Outros membros do Comitê Executivo
Marios Lefkaritis (CHP)
Uefa (2007)
Foi presidente da Federação Cipriota de Futebol e é presidente honorário da entidade. É vice-presidente e tesoureiro da Uefa.
Jacques Anouma (CMA)
CAF (2007)
Marfinense, representa a CAF e é presidente da Federação Marfinense de Futebol desde 2002 e presidente da Associação de Membros do Oeste Africano.
Rafael Salguero Sandoval (GUA)
Concacaf (2007)
Ex-jogador, foi tesoureiro, secretário-geral e presidente da Federação Guatemalteca de Futebol. É membro e vice-presidente da Concacaf desde 1986 e faz parte do Comitê de Apelação da Fifa. Representa, claro, a Concacaf.
Hany Abo Rida (EGI)
CAF (2009)
Egípcio, membro do comitê executivo da CAF e vice-presidente da Federação Egípcia de Futebol. Foi jogador de futebol e é membro do comitê executivo da Federação Egípcia desde 1989. Representa a África no Comitê Executivo.
Vitaly Mutko (RUS)
Uefa (2009)
Ex-presidente da Federação Russa de Futebol, é representante da Uefa. Foi membro da Comissão de Desenvolvimento Técnico da FIFA e é membro da Força-Tarefa “Pelo Bem do Jogo”.
Mohamed Raouraoua (AGL)
CAF (2011)
É presidente da Federação Argelina de Futebol e foi presidente do USMA, clube da Argélia. Teve diversos cargos no governo Argelino.
Jim Boyce (IRN)
Uefa (2011)
Norte irlandês, presidente honorário da Federação Norte-Irlandesa de Futebol, da qual já foi presidente. Também presidiu o Cliftonville, clube do país. Representa a Uefa.
Manilal Fernando (SLA)
AFC (2011) – provisoriamente suspenso
Presidente do Comitê de Futebol de Sri Lanka. Foi suspenso por pedido de Michael Garcia, que lidera o processo de auditoria independente da Fifa. É aliado de Mohamed Bin Hammam, que foi afastado da entidade por corrupção.
Ali Bin Al Hussein (JOR)
AFC (2011)
Jordaniano, é representante da AFC no Comitê Executivo.
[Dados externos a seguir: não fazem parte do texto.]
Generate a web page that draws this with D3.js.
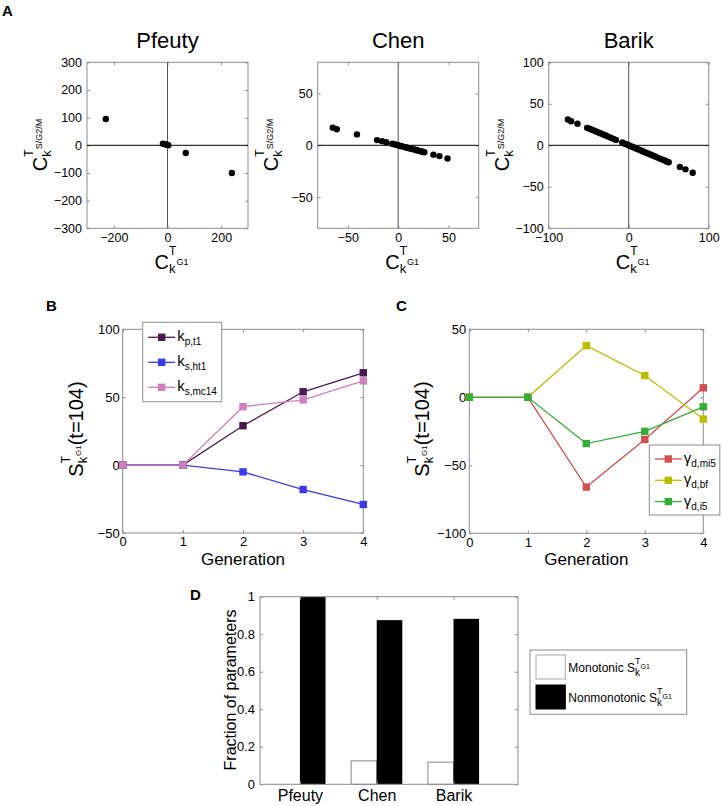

O mais curioso é que ele é príncipe da Jordânia, segundo filho da rainha Alia. É presidente da Federação Jordaniana de Futebol e fundados da Federação do Oeste Asiático, que já possui 13 membros. Foi o responsável mudar a regra da Fifa que impedia que as mulheres jogassem usando véu.
David Chung (PNG)
OFC (2011)
Dirigente da Papua Nova Guiné, no Comitê Executivo da Fifa. É presidente da Confederação da Oceania de Futebol (OFC). Foi jogador, técnico e até árbitro antes de se tornar dirigente. Foi também presidente da Federação de Futebol da Papua Nova Guiné. Leva o crédito por ter profissionalizado o futebol da Papua Nova Guiné com a criação da Papua Guiné National Soccer League e apoiou o futebol feminino.
Jilong Zhang (CHN)
AFC (2011)
Presidente da Associação Asiática de Futebol. Substituiu Bin Hammam, acusado de corrupção e que foi afastado do cargo. Era vice-presidente e por isso assumiu o cargo quando o catariano foi afastado. Chinês de 61 anos, foi presidente da Federação Chinesa de Futebol.
Marco Polo Del Nero (BRA)
Conmebol (2012)
Único brasileiro no Comite Executivo atualmente, é vice-presidente da CBF e substituiu Ricardo Teixeira, que deixou o cargo na CBF e na Fifa após as ameaças de revelação pública das acusações de recebimento de propina. É o presidente da Federação Paulista de Futebol e membro do comitê executivo da Conmebol.
Lydia Nsekera (BDI)
CAF (2012)
Representante da CAF, Lydia é do Burundi e é a única mulher no Comitê Executivo da Fifa. Aos 45 anos, é presidente da Federação de Futebol do Burundi desde 2004 e foi nomeada para o Comitê Olímpico Internacional desde 2009.
Jérôme Valcke (FRA)
Secretário-geral (2007)
Participa do Comitê Executivo por ser secretário-geral da Fifa, cargo que passou a ocupar em 2007. Foi acusado de um envolvimento na negociação com a Visa para ser patrocinadora da Copa do Mundo, apesar do contrato vigente com a MasterCard. A Fifa perdeu o processo e teve que pagar US$ 60 milhões. Em 2011, Jack Warner revelou um e-mail onde Valcke teria dito que o Catar “comprou” a Copa do Mundo de 2022, o que foi desmentido depois pela Fifa e pelo próprio Valcke, dizendo que foi um mal entendido.